Center Parcs Whinfell Forest is on the edge of the national park near Penrith. Not cheap, but purpose-built for families and the subtropical swimming pool is a guaranteed hit.
Food
Pub grub is king. Most pubs do solid lunches for £10-15 — pies, fish and chips, Cumberland sausage. We’ve had some of our best family meals in random pubs with flagstone floors and dogs sleeping by the fire.
Cream teas are everywhere. Scones, clotted cream, jam, a pot of tea. Proper mid-afternoon fuel after a walk.
Grasmere gingerbread deserves a second mention. Take it on walks, eat it on fell tops. Perfect.
Real ale for the parents — Hawkshead Brewery, Keswick Brewing Company, Coniston Brewing. You’ve earned it after dragging the kids up Catbells.
Farm shops are dotted around and worth seeking out. Local cheese, sausages, fresh bread. Stock up for picnics. A lakeside bench with good food is one of life’s pleasures.
Practical Bits
Waterproofs. Pack them. Every single day, regardless of the forecast. The weather changes faster than a toddler’s mood. We’ve had sunshine turn to sideways rain in twenty minutes, then back again by lunch. Waterproof jackets for everyone, waterproof trousers for the kids (they will sit in puddles), decent boots. Non-negotiable.

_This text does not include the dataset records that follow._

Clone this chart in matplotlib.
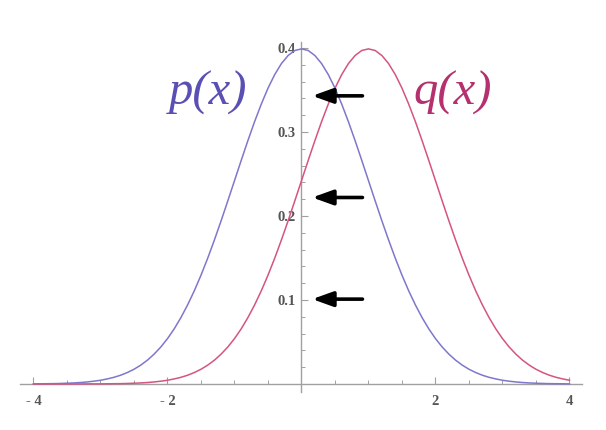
import numpy as np
import matplotlib
matplotlib.use("Agg")
import matplotlib.pyplot as plt
from matplotlib.ticker import FixedLocator

# ---- data ----
x_vals = [round(-4.0 + 0.1 * i, 1) for i in range(81)]
p_vals = [0.0001, 0.0002, 0.0003, 0.0004, 0.0006, 0.0009, 0.0012, 0.0017, 0.0024, 0.0033,
          0.0044, 0.0060, 0.0079, 0.0104, 0.0136, 0.0175, 0.0224, 0.0283, 0.0355, 0.0440,
          0.0540, 0.0656, 0.0790, 0.0941, 0.1109, 0.1295, 0.1497, 0.1714, 0.1942, 0.2179,
          0.2420, 0.2661, 0.2897, 0.3123, 0.3332, 0.3521, 0.3683, 0.3814, 0.3910, 0.3970,
          0.3989,
          0.3970, 0.3910, 0.3814, 0.3683, 0.3521, 0.3332, 0.3123, 0.2897, 0.2661, 0.2420,
          0.2179, 0.1942, 0.1714, 0.1497, 0.1295, 0.1109, 0.0941, 0.0790, 0.0656, 0.0540,
          0.0440, 0.0355, 0.0283, 0.0224, 0.0175, 0.0136, 0.0104, 0.0079, 0.0060, 0.0044,
          0.0033, 0.0024, 0.0017, 0.0012, 0.0009, 0.0006, 0.0004, 0.0003, 0.0002, 0.0001]
q_vals = [0.0000, 0.0000, 0.0000, 0.0000, 0.0000, 0.0000, 0.0000, 0.0000, 0.0001, 0.0001,
          0.0001, 0.0002, 0.0003, 0.0004, 0.0006, 0.0009, 0.0012, 0.0017, 0.0024, 0.0033,
          0.0044, 0.0060, 0.0079, 0.0104, 0.0136, 0.0175, 0.0224, 0.0283, 0.0355, 0.0440,
          0.0540, 0.0656, 0.0790, 0.0941, 0.1109, 0.1295, 0.1497, 0.1714, 0.1942, 0.2179,
          0.2420, 0.2661, 0.2897, 0.3123, 0.3332, 0.3521, 0.3683, 0.3814, 0.3910, 0.3970,
          0.3989,
          0.3970, 0.3910, 0.3814, 0.3683, 0.3521, 0.3332, 0.3123, 0.2897, 0.2661, 0.2420,
          0.2179, 0.1942, 0.1714, 0.1497, 0.1295, 0.1109, 0.0941, 0.0790, 0.0656, 0.0540,
          0.0440, 0.0355, 0.0283, 0.0224, 0.0175, 0.0136, 0.0104, 0.0079, 0.0060, 0.0044]
x_ticks = [-4, -2, 2, 4]
x_tick_labels = ["- 4", "- 2", "2", "4"]
y_ticks = [0.1, 0.2, 0.3, 0.4]
y_tick_labels = ["0.1", "0.2", "0.3", "0.4"]
arrow_y = [0.343, 0.222, 0.101]
arrow_head_x = 0.16
arrow_tail_x = 0.91
label_p = "p(x)"
label_q = "q(x)"

# ---- styling ----
plt.rcParams['font.family'] = ['Liberation Serif', 'DejaVu Serif']
blue_line = "#7f77cc"
pink_line = "#d4557f"
blue_text = "#5a50b4"
pink_text = "#b4306e"
axis_col = "#a0a0a0"
tick_txt = "#555555"

fig = plt.figure(figsize=(6.06, 4.30), dpi=100)
ax = fig.add_axes([0, 0, 1, 1])
ax.set_xlim(-4.5, 4.545)
ax.set_ylim(-0.0548, 0.4571)

ax.plot(x_vals, p_vals, color=blue_line, lw=1.1, zorder=3)
ax.plot(x_vals, q_vals, color=pink_line, lw=1.1, zorder=3)

for s in ("top", "right"):
    ax.spines[s].set_visible(False)
ax.spines["left"].set_position(("data", 0))
ax.spines["bottom"].set_position(("data", 0))
ax.spines["left"].set_bounds(-0.0095, 0.407)
ax.spines["bottom"].set_bounds(-4.2, 4.19)
for s in ("left", "bottom"):
    ax.spines[s].set_color(axis_col)
    ax.spines[s].set_linewidth(1.0)

ax.xaxis.set_major_locator(FixedLocator(x_ticks))
ax.set_xticklabels(x_tick_labels)
ax.xaxis.set_minor_locator(FixedLocator([v / 2 for v in range(-8, 9) if v not in (-8, -4, 0, 4, 8)]))
ax.yaxis.set_major_locator(FixedLocator(y_ticks))
ax.set_yticklabels(y_tick_labels)
ax.yaxis.set_minor_locator(FixedLocator([0.02, 0.04, 0.06, 0.08, 0.12, 0.14, 0.16, 0.18,
                                         0.22, 0.24, 0.26, 0.28, 0.32, 0.34, 0.36, 0.38]))

ax.tick_params(axis="x", which="major", direction="in", length=5, width=0.8,
               color=axis_col, labelcolor=tick_txt, labelsize=10.5, pad=8)
ax.tick_params(axis="x", which="minor", direction="in", length=3, width=0.7, color=axis_col)
ax.tick_params(axis="y", which="major", direction="in", length=5, width=0.8,
               color=axis_col, labelcolor=tick_txt, labelsize=10.5, pad=4)
ax.tick_params(axis="y", which="minor", direction="in", length=3, width=0.7, color=axis_col)
for lab in ax.get_xticklabels() + ax.get_yticklabels():
    lab.set_fontweight("bold")

for yv in arrow_y:
    ax.annotate("", xy=(arrow_head_x, yv), xytext=(arrow_tail_x, yv),
                arrowprops=dict(arrowstyle="-|>,head_length=1.25,head_width=0.45",
                                mutation_scale=10, lw=2.6, color="black",
                                shrinkA=0, shrinkB=0), zorder=5)

ax.text(-1.40, 0.347, label_p, color=blue_text, fontsize=35, style="italic",
        ha="center", va="center")
ax.text(2.25, 0.347, label_q, color=pink_text, fontsize=35, style="italic",
        ha="center", va="center")

fig.savefig("out.png", dpi=100, facecolor="white")
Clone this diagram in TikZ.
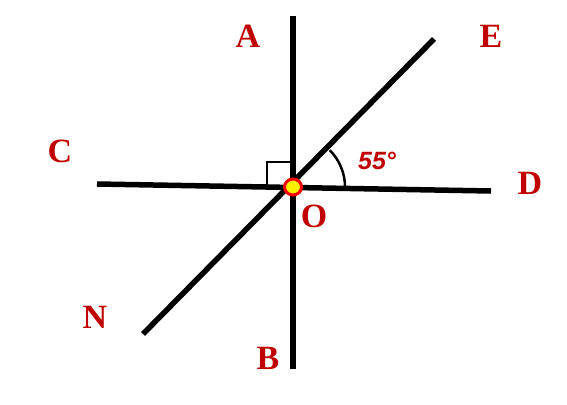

Midges appear in summer, particularly near still water in the evenings. Annoying but not dangerous. Long sleeves help.
Parking in summer is a genuine problem. Bowness, Ambleside, Grasmere fill up by nine o’clock. Go early or use Park and Ride where it exists. Keswick has a decent one.
Mobile signal is patchy in the valleys. Download offline maps before you go. A paper OS map isn’t a bad idea either.
If you can avoid school holidays — early September, late May — do it. Same weather, half the crowds.
The Lake District isn’t flashy. No rollercoasters or water slides. What it has is better. Real mountains your children can climb. Real lakes they can swim in. Real pubs where muddy boots are welcome and nobody minds if the kids are noisy. It’s the kind of place where a family can switch off, tire themselves out, and actually be together.
We go back every year. Sometimes twice. That tells you everything.